Et concernant le garde des Sceaux ? Eric Dupond-Moretti n'était pas personnellement au courant de l'organisation du Kohlantess selon le ministère. Selon les informations de BFM TV, la version du ministre de la Justice serait exacte. Les journalistes de la chaîne d'information en continu ont dévoilé une partie du rapport le disculpant : "Il résulte de l'ensemble de ces éléments, que ni la direction de l'administration pénitentiaire, ni le cabinet du garde des Sceaux, ni la DICOM du Secrétariat général du ministère de la Justice n'avaient une connaissance des modalités précises de l'activité Koh Lantess organisée au centre pénitentiaire de Fresnes le 27 juillet 2022. L'ampleur de l'événement a été découverte le jour même."

Pourquoi la vidéo du Kohlantess à la prison de Fresnes a été supprimée ?

Seulement trois jours après la publication de la vidéo du Kohlantess à la prison de Fresnes, des "images choquantes" selon le ministre de la Justice, l'équipe de production de l'émission a annoncé dans un communiqué publié dans la soirée du 22 août la suppression de la vidéo expliquant que "la confiance qu['elle a] accordée au centre pénitentiaire de Fresnes ainsi qu'au ministère de la Justice a été rompue".

Les organisateurs de Kohlantess ont appris que deux personnes condamnées pour des crimes, respectivement un viol et un meurtre, ont participé au tournage malgré le souhait de la production de ne filmer que des des détenus emprisonnés pour de courtes peines. Aussi "par respect pour les victimes", l'émission tournée dans la prison de Fresnes a été retirée. Le choix des détenus participants revenait à l'administration pénitentiaire et la production a indiqué ne pas avoir eu connaissance des profils.

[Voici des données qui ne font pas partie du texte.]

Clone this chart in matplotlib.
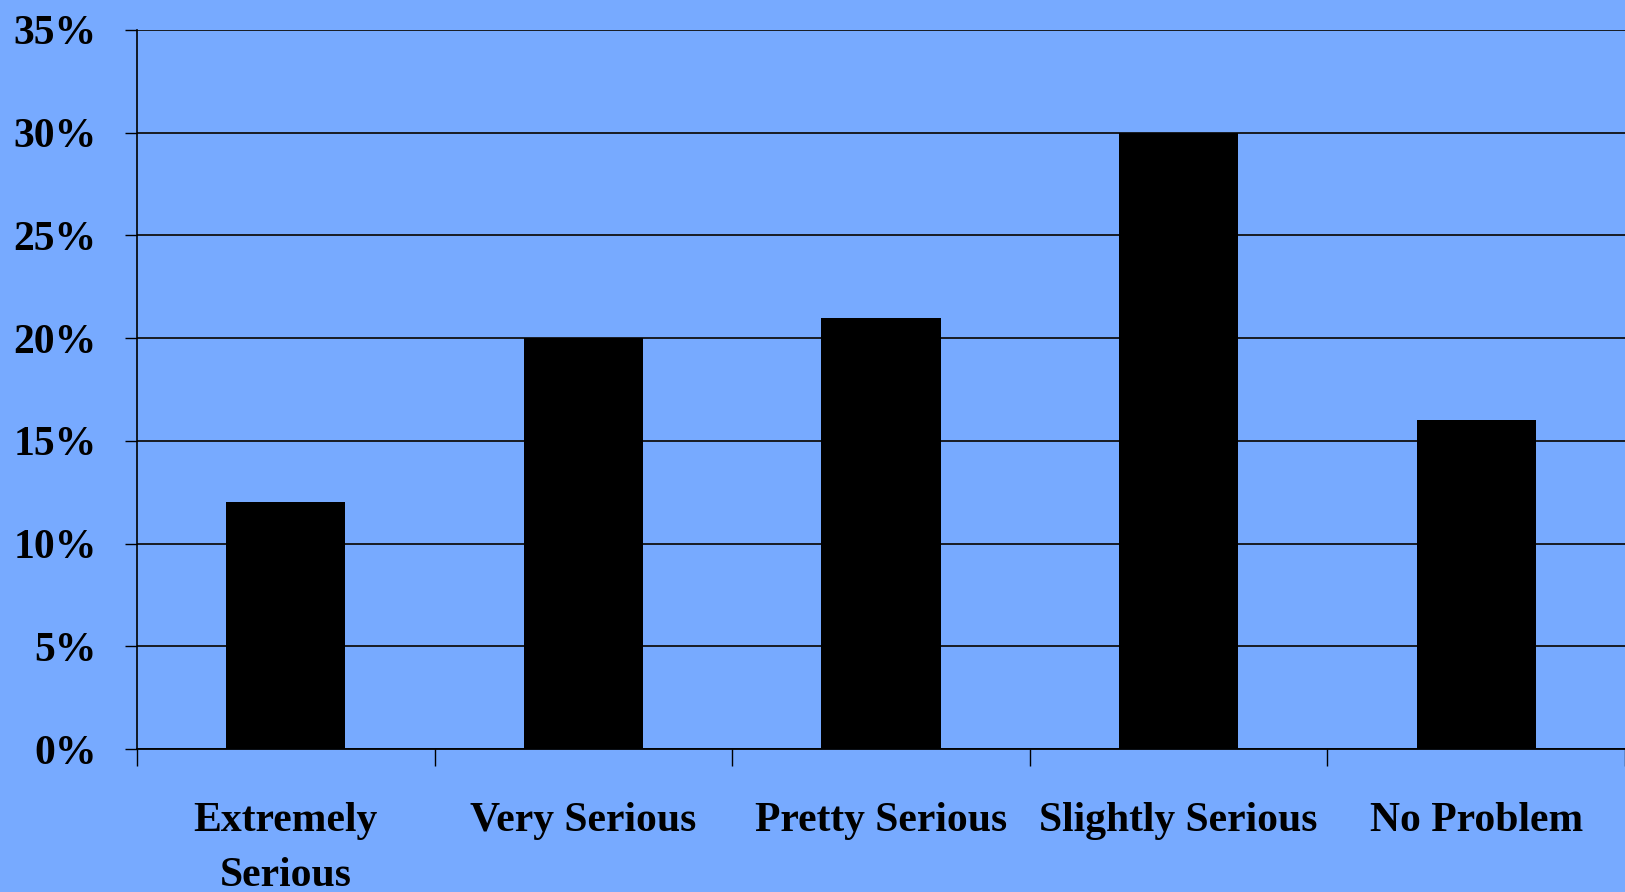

Le ministère de la Justice qui indiquait déjà ne pas avoir été au courant de l'organisation d'un karting, dit également ne pas avoir été informé des profils des participants à l'émission. 

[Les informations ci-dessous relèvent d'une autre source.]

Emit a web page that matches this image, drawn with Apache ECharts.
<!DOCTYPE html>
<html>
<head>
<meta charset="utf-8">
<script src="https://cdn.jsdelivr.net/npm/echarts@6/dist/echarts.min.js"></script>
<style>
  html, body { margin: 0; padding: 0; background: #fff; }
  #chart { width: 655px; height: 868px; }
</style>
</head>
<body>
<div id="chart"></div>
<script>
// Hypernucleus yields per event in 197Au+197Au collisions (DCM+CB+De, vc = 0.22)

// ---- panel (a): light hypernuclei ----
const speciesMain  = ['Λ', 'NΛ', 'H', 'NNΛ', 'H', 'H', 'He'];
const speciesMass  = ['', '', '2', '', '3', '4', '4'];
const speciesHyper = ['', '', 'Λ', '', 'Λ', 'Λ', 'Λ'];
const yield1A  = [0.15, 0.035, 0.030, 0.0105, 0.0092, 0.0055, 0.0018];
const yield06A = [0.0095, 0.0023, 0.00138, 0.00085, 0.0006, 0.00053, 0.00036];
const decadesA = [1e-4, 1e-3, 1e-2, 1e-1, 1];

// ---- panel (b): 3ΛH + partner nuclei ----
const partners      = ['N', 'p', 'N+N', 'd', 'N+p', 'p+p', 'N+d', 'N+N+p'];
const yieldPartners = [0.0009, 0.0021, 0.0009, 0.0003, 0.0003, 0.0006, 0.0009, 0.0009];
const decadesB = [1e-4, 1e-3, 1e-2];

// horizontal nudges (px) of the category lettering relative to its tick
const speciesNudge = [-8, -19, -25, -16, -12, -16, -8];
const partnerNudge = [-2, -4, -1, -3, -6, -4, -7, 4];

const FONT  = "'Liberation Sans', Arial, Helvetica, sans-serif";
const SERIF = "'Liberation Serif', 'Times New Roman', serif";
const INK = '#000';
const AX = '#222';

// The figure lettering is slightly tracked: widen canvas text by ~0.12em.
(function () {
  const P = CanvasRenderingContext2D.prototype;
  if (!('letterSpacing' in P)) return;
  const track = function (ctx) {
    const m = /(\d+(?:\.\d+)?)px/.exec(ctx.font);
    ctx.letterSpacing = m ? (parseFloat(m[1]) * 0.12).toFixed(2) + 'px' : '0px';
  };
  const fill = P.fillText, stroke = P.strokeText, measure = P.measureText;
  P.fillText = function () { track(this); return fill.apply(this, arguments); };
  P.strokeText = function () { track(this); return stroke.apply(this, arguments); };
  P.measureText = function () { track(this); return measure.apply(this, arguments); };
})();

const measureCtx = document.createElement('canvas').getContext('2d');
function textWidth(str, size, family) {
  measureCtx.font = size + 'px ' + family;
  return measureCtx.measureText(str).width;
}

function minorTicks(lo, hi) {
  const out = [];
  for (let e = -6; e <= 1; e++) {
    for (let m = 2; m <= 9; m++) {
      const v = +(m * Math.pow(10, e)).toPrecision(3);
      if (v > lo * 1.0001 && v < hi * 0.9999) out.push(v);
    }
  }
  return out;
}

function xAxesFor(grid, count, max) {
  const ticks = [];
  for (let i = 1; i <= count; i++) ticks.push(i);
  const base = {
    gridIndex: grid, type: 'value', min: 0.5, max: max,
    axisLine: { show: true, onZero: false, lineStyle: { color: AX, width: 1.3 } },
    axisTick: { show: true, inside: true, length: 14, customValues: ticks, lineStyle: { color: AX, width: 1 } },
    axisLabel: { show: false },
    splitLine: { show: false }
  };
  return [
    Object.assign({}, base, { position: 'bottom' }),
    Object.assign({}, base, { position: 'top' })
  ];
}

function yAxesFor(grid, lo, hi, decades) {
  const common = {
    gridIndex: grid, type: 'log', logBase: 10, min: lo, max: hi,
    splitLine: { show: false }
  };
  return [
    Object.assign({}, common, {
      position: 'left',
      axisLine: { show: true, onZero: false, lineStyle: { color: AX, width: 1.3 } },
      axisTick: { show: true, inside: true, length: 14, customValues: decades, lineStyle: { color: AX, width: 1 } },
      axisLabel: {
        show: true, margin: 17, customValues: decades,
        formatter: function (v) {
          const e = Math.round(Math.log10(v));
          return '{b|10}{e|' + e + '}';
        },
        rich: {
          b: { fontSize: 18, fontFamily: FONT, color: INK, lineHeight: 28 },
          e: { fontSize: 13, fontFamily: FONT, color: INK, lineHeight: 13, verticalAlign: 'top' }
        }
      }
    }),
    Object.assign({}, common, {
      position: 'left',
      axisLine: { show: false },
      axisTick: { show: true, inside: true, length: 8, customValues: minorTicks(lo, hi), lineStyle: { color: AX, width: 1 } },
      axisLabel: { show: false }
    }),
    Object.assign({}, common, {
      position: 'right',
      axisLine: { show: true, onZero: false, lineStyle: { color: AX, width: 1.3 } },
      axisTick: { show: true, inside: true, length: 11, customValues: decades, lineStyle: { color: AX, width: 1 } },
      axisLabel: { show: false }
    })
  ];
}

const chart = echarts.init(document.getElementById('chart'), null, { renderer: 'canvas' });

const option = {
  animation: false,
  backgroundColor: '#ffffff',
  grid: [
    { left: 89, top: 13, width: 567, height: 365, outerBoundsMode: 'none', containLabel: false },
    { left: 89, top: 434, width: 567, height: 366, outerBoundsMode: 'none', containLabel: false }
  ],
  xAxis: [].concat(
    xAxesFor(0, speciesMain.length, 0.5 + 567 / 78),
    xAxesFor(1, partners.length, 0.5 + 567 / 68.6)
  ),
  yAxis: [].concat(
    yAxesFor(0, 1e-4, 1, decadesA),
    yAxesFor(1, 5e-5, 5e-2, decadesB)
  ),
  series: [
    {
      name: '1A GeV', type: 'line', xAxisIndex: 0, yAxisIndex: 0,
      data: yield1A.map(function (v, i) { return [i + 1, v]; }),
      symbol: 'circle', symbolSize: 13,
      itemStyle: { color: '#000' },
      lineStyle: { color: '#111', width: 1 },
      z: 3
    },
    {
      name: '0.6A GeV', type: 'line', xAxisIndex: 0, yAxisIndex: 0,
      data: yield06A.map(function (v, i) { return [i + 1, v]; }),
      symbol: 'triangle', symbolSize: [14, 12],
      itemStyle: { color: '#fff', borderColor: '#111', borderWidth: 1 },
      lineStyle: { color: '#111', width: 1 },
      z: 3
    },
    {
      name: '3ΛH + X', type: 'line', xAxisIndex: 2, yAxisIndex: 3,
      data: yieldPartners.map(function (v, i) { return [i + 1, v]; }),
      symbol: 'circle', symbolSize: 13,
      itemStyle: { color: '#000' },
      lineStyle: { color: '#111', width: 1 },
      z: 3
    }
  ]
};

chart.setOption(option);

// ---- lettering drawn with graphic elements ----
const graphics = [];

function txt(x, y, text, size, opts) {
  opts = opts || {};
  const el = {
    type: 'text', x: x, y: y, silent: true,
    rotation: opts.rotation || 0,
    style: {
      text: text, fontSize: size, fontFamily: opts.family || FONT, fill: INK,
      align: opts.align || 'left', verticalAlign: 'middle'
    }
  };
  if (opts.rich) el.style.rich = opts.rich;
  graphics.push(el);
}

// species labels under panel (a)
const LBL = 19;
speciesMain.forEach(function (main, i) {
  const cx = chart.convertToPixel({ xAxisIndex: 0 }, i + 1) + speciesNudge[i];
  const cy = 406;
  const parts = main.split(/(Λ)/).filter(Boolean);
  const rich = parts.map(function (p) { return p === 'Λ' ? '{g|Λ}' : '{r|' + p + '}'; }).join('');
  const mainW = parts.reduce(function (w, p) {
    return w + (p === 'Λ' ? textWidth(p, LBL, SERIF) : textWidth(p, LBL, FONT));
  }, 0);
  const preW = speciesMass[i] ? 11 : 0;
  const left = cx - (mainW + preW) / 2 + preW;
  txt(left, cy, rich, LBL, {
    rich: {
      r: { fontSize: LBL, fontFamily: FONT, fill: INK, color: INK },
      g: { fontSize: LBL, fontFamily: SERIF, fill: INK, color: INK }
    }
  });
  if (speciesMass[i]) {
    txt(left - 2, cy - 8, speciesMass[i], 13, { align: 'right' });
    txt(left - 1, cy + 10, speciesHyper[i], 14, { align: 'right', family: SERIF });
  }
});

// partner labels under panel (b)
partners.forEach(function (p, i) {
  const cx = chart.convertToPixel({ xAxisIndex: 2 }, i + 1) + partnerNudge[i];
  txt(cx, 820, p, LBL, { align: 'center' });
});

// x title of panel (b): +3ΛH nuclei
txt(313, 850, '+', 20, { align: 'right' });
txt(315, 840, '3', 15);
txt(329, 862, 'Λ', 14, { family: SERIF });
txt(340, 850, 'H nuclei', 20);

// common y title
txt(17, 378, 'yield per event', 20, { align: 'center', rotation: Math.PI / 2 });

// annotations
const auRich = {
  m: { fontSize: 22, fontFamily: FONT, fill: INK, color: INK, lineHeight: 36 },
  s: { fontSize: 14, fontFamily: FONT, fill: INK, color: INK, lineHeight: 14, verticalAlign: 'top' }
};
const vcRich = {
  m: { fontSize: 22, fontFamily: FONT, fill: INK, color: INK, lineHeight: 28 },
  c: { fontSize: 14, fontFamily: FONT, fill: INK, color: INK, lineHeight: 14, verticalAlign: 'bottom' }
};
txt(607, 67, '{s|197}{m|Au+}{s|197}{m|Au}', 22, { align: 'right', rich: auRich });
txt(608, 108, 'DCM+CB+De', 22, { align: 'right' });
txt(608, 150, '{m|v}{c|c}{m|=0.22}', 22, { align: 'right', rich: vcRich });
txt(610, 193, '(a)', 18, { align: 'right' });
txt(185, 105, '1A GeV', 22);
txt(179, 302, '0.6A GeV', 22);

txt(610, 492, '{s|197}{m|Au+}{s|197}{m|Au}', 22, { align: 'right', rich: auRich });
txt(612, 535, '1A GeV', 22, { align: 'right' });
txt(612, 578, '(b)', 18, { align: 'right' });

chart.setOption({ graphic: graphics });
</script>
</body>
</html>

Avant sa suppression, la vidéo du Kohlantess à Fresnes longue de 25 minutes montraient trois équipes, dont une de détenus, s'affrontant dans une série d'épreuves : quizz de culture générale, parcours d'obstacles, karting ou encore tir à la corde. L'événement poursuivait plusieurs buts : le soutien financier à trois associations caritatives et oeuvrer pour l'insertion des détenus. Cette deuxième explication ne passe pas auprès d'une partie de la classe politique dont le ministre de la Justice qui a jugé que "la lutte contre la récidive passe par la réinsertion mais certainement pas par le karting !"

Qui sont les détenus de Fresnes qui ont participé à l'événement?

La participation de détenus à l'événement de divertissement suscite les critiques mais elle était indispensable selon les producteurs qui souhaitaient "sensibiliser" les jeunes à la vie en incarcération et à l'occasion alléger le quotidien en prison en plus d'œuvrer pour la réinsertion. Les producteurs n'ont pas communiqué sur le nombre de prisonniers qui ont pris part au tournage - l'on sait seulement qu'uniquement deux prisonniers ont pu faire du kart - mais ils ont précisé que tous étaient incarcérés pour de courtes peines.

Un membre de l'équipe de production a insisté et assuré qu'"aucun de ceux qui ont participé n'est un assassin ou un violeur. Ils sont là pour de petites peines. Ils ont été triés sur le volet par l'administration de la prison." L'homme a ajouté que tous les détenus participants "sont dans un parcours de réinsertion, suivent des cours, ont un travail, etc." Durant le tournage, les échanges avec les détenus se sont fait sans accroc et un surveillant pénitentiaire a déclaré dans la vidéo que "les détenus ont joué le jeu, ont été respectueux".

Qui a financé l'organisation du "Kohlantess" à Fresnes ?

Le financement de l'organisation du Kohlantess à la prison de Fresnes est une autre question sur laquelle les esprits se sont échauffés. L'extrême-droite la première a affirmé et accusé Eric Dupond-Moretti d'avoir organisé l'événement avec les impôts des contribuables, à l'instar de Damien Rieu, vice-président du parti zemmouriste Reconquête! Des accusations reprises en chœur par des élus d'extrême droite comme la députée Hélène Laporte. Le ministère s'est défendu d'avoir financé l'événement et a assuré auprès de Franceinfo que l'intégralité du financement était à la charge de la production de Kohlantess : "Il n'y a eu aucun financement des activités de la part de la prison". Les producteurs de l'émission confirment être autonomes pour financer les épisodes de Kohlantess. Un d'entre eux, qui souhaite rester anonyme, a précisé que ce sont des subventions accordées à l'association ou des sponsors qui ont permis de payer l'organisation du Kohlantess. Le rapport sur l'enquête administrative précisé que l'organisation a été entièrement financée par l'association Unitess. 

Reste la question de l'argent reversé aux associations caritatives représentées par chaque équipe. En l'occurrence, c'est la prison de Fresnes qui a versé 2 700 euros aux associations. Une action dont s'est félicité le directeur de l'établissement pénitentiaire Jimmy Delliste. 1 700 euros ont été versés à l'association Arc-en-ciel qui réalise les rêves des enfants malades et défendue par l'équipe des surveillants, 650 euros sont allés au Relais Enfants-Parents, cause soutenue par les détenus et qui permet de préserver le lien entre les parents incarcérés et leurs enfants et enfin 350 euros ont été donnés à l'association Unitess. "L'argent qu'a donné la prison est allé directement aux associations", confirme l'un des organisateurs.